How do pigs get bTB?
Infected badger urine or mucus is the most likely cause. This can contaminate farrowing beds so that when newborn piglets inhale into the bed or suckle, they become infected.
Another route of contamination includes home mill and mix units using grain from their own or other stores that have been contaminated by bTB-infected badgers. It can also happen through direct contact with other infected animals, e.g. cattle, deer or wild boar. Contaminated crops pre-harvest is not thought to be a likely source of infection.
Why should I be concerned about bTB?
Bovis infection in pigs is a notifiable disease. TB in animals caused by M. bovis is a zoonotic disease and, therefore, where TB in pigs is disclosed, the Animal and Plant Health Agency (APHA) will inform the consultant in communicable disease control (CCDC) of the local health authority, or the relevant consultant in public health medicine (CPHM) in Scotland, so that any risks to human contacts can be investigated.
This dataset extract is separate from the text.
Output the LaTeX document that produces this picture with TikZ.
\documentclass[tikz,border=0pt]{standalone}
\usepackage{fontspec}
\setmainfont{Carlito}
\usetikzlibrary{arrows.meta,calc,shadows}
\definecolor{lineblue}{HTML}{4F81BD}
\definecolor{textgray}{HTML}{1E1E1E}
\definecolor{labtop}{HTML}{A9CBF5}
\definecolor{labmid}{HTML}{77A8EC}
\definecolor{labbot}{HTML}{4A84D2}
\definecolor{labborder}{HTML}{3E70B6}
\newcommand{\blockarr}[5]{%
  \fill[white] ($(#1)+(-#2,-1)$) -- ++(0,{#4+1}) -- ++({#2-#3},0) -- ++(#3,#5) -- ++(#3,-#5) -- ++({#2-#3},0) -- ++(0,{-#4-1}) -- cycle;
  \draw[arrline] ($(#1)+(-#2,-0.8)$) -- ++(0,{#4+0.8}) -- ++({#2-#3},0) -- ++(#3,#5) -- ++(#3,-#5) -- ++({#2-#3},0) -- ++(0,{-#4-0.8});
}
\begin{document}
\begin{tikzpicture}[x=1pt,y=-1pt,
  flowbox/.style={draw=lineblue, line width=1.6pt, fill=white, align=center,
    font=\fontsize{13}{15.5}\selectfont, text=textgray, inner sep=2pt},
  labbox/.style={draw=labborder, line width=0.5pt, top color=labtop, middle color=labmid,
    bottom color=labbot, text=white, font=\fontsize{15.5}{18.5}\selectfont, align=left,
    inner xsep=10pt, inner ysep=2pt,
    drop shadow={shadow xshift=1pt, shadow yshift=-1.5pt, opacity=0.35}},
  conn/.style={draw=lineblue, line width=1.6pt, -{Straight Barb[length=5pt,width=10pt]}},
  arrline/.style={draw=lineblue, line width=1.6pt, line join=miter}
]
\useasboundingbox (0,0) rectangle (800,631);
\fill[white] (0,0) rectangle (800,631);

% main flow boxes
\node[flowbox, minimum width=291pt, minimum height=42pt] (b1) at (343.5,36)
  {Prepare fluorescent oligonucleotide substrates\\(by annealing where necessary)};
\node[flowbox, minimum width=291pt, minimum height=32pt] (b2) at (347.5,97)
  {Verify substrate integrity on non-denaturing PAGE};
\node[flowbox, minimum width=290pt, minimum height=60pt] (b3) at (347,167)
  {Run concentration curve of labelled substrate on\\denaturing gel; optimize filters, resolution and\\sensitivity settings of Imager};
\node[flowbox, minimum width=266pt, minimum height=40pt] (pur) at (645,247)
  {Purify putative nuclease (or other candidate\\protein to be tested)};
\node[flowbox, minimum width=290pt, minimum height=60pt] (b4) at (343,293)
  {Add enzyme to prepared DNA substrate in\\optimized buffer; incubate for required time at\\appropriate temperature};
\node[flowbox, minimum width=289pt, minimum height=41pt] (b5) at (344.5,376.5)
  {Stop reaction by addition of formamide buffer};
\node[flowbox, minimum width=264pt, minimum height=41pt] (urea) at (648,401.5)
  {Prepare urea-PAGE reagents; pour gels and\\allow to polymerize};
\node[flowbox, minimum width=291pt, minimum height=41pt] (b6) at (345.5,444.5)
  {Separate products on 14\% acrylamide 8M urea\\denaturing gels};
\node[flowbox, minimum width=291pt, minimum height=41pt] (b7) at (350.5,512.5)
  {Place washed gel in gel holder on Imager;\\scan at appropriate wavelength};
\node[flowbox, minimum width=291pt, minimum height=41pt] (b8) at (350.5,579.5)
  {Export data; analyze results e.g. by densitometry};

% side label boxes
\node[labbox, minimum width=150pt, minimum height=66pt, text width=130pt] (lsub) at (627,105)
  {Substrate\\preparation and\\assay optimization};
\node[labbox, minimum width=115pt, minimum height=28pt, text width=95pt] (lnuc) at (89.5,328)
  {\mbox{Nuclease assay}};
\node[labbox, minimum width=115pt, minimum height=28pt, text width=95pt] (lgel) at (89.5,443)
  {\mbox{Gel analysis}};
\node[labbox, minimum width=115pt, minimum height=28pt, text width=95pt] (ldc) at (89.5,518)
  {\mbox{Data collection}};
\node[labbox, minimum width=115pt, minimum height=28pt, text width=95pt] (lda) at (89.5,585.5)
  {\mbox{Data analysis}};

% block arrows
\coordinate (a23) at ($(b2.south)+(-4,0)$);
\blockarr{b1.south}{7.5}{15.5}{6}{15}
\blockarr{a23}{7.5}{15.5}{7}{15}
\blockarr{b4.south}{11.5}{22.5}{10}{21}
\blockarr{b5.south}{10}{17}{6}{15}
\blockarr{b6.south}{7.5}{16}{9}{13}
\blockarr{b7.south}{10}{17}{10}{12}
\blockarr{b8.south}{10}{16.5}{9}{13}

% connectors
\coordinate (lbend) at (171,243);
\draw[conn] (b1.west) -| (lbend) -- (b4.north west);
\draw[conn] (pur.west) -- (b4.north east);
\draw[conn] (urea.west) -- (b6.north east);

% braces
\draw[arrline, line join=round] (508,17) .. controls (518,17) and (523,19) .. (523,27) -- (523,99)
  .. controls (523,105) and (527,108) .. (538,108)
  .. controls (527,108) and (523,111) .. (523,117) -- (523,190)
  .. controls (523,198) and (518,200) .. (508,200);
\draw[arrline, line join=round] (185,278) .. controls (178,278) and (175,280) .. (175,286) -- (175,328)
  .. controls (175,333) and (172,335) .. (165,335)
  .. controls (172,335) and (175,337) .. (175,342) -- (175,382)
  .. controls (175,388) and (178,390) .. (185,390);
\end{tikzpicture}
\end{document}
If TB is confirmed, or if there is a strong suspicion of TB infection in pigs, movement restrictions will be imposed (if not already in place) and will remain until APHA is satisfied there is freedom from TB.
What can I do to prevent bTB?
The key to prevention is to stop infected badgers and cattle from encountering pigs or pig feed.
Many other species can be infected with bTB so it’s important to look at how close other species are to your pigs. This is particularly important in pedigree and small herds, where nose-to-nose contact with other species is more common.
How do I know if bTB is present on my unit?
Pigs rarely show any clinical signs of bTB so infection is usually not discovered until the pigs are slaughtered. UK legislation requires that all animals must be inspected for TB during routine post-mortem meat inspection. If TB lesions are found in the lymph glands of the head, the head will be condemned. If suspect TB lesions are found in more than one part of the carcase site (e.g. head and chest), the whole carcase will be condemned.